Ainsi, dans l’eucharistie la miséricorde, « attribut de Dieu13 » se répand dans le cœur des hommes. C’est ainsi qu’ils deviennent à leur tour missionnaire de la miséricorde puisque « la liturgie eucharistique, célébrée en mémoire de celui qui dans sa mission messianique nous a révélé le Père par sa parole et par sa croix, atteste l’inépuisable amour en vertu duquel il désire toujours s’unir à nous et ne faire qu’un avec nous, allant à la rencontre de tous les cœurs humains . » Dès lors, la miséricorde vécue dans les sacrements de l’initiation chrétienne, devient une mission à accomplir, la source de la vie avec pour et pour les autres qui s’ouvre à l’orée de la vie chrétienne.

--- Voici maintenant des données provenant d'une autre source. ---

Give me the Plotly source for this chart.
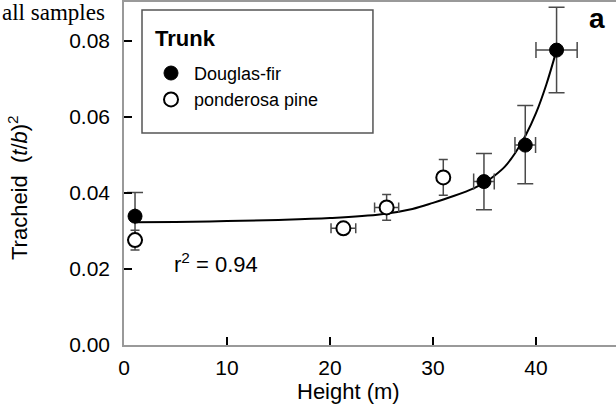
import plotly.graph_objects as go

# ---- data ----
df_height = [1.07, 34.95, 38.96, 42.0]
df_value = [0.0339, 0.0430, 0.0526, 0.0776]
df_yerr_plus = [0.0062, 0.0074, 0.0104, 0.0113]
df_yerr_minus = [0.0062, 0.0074, 0.0102, 0.0112]
df_xerr = [0.0, 1.0, 1.0, 2.0]

pp_height = [1.07, 21.3, 25.5, 31.0]
pp_value = [0.0276, 0.0307, 0.0362, 0.0441]
pp_yerr = [0.0026, 0.0010, 0.0034, 0.0047]
pp_xerr = [0.0, 1.2, 1.17, 0.0]

fit_x = [1, 5, 10, 15, 20, 25, 28, 30, 32, 34, 35, 36, 37, 38, 39, 40, 41, 42]
fit_y = [0.0323, 0.0324, 0.0326, 0.0329, 0.0334, 0.0344, 0.0358, 0.0374, 0.0392,
         0.0413, 0.0427, 0.0446, 0.0470, 0.0506, 0.0552, 0.0610, 0.0685, 0.0776]

x_ticks = [0, 10, 20, 30, 40]
y_ticks = [0.00, 0.02, 0.04, 0.06, 0.08]
y_tick_labels = ["0.00", "0.02", "0.04", "0.06", "0.08"]

FONT = "Liberation Sans, Arial, sans-serif"
ERR = "#4a4a4a"

fig = go.Figure()

fig.add_trace(go.Scatter(
    x=fit_x, y=fit_y, mode="lines", line=dict(color="black", width=2, shape="spline"),
    showlegend=False, hoverinfo="skip"))

fig.add_trace(go.Scatter(
    x=df_height, y=df_value, mode="markers", name="Douglas-fir",
    marker=dict(symbol="circle", size=14, color="black", line=dict(color="black", width=1)),
    error_y=dict(type="data", array=df_yerr_plus, arrayminus=df_yerr_minus,
                 color=ERR, thickness=1.5, width=8),
    error_x=dict(type="data", array=df_xerr, color=ERR, thickness=1.5, width=8)))

fig.add_trace(go.Scatter(
    x=pp_height, y=pp_value, mode="markers", name="ponderosa pine",
    marker=dict(symbol="circle", size=14, color="white", line=dict(color="black", width=2)),
    error_y=dict(type="data", array=pp_yerr, color=ERR, thickness=1.5, width=4.5),
    error_x=dict(type="data", array=pp_xerr, color=ERR, thickness=1.5, width=5)))

fig.update_layout(
    width=616, height=412,
    margin=dict(l=124, r=0, t=2, b=67),
    plot_bgcolor="white", paper_bgcolor="white",
    font=dict(family=FONT, color="black", size=21),
    legend=dict(
        x=0.0488, y=0.8460, xanchor="left", yanchor="top",
        borderwidth=0, bgcolor="rgba(0,0,0,0)",
        font=dict(size=18, family=FONT),
        itemsizing="trace", itemwidth=36,
    ),
    shapes=[
        dict(type="rect", xref="paper", yref="paper", x0=0.0366, x1=0.506,
             y0=0.618, y1=0.9767, line=dict(color="#555555", width=1.5),
             fillcolor="white", layer="below"),
    ],
    xaxis=dict(
        range=[0, 47.77], tickmode="array", tickvals=x_ticks,
        ticks="inside", ticklen=8, tickwidth=2, tickcolor="black",
        showline=True, linecolor="#999999", linewidth=1.5, mirror=True,
        showgrid=False, zeroline=False, tickfont=dict(size=21),
        ticklabelstandoff=3,
    ),
    yaxis=dict(
        range=[0, 0.09026], tickmode="array", tickvals=y_ticks, ticktext=y_tick_labels,
        ticks="inside", ticklen=8, tickwidth=2, tickcolor="black",
        showline=True, linecolor="#999999", linewidth=1.5, mirror=False,
        showgrid=False, zeroline=False, tickfont=dict(size=21),
        ticklabelstandoff=8,
    ),
    annotations=[
        dict(text="<b>Trunk</b>", xref="paper", yref="paper", x=0.0589, y=0.8950,
             xanchor="left", yanchor="middle", showarrow=False, font=dict(size=22)),
        dict(text="Height (m)", xref="paper", yref="paper", x=0.4563, y=-0.135,
             xanchor="center", yanchor="middle", showarrow=False, font=dict(size=22)),
        dict(text="Tracheid  (<i>t</i>/<i>b</i>)<sup>2</sup>", xref="paper", yref="paper",
             x=-0.2154, y=0.4577, xanchor="center", yanchor="middle", textangle=-90,
             showarrow=False, font=dict(size=22)),
        dict(text="r<sup>2</sup> = 0.94", xref="paper", yref="paper", x=0.186, y=0.239,
             xanchor="center", yanchor="middle", showarrow=False, font=dict(size=22)),
        dict(text="<b>a</b>", xref="paper", yref="paper", x=0.9604, y=0.952,
             xanchor="center", yanchor="middle", showarrow=False, font=dict(size=28)),
        dict(text="all samples", xref="paper", yref="paper", x=-0.252, y=0.968,
             xanchor="left", yanchor="middle", showarrow=False,
             font=dict(size=23, family="Liberation Serif, Times New Roman, serif")),
    ],
)

fig.write_html("out.html", config={"displayModeBar": False},
               post_script="document.body.style.margin='0';")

1. FRANÇOIS, Bulle d’indiction Misericordiae Vultus n° 18.
2. Ibid., n° 2.
3. Rituel du baptême des petits enfants, Paris, Mame/Tardy, 1984 n° 64.1.
4. Ibid., n° 85.5. FRANÇOIS, Bulle d’indiction Misericordiae Vultus n° 2
6. Ibid.
7. Ibid., n° 3.
8. Ibid.
9. Traduction officielle liturgique de la Bible, Paris, Mame, 2014.
10. Feançois, Bulle d’indiction Misericordiae Vultus n° 7.
11. « Parce que, dans ce divin sacrifice qui s’accomplit à la messe, ce même Christ est contenu et immolé de manière non sanglante, lui qui s’est offert une fois pour toutes de manière sanglante sur l’autel de la croix He 9, 14 He 9, 27 le saint concile enseigne que ce sacrifice est vraiment propitiatoire , et que par lui il se fait que, si nous nous approchons de Dieu avec un cœur sincère et une foi droite, avec crainte et respect, contrits et pénitents,  » nous obtenons miséricorde, et nous trouvons la grâce d’un secours opportun  » He 4, 16 Apaisé par l’oblation de ce sacrifice, le Seigneur, en accordant la grâce et le don de la pénitence, remet les crimes et les péchés, même ceux qui sont énormes. C’est, en effet, une seule et même victime, c’est le même qui, s’offrant maintenant par le ministère des prêtres, s’est offert alors lui-même sur la croix, la manière de s’offrir étant seule différente » Concile de Trente, 22e session, chapitre 2, Denzinger n° 1743.
12. SAINT AMBROISE DE MILAN, De Sacramentis, Livre IV, 28, Paris, Cerf, coll. « sources chrétiennes » n° 25, 1949, p.87.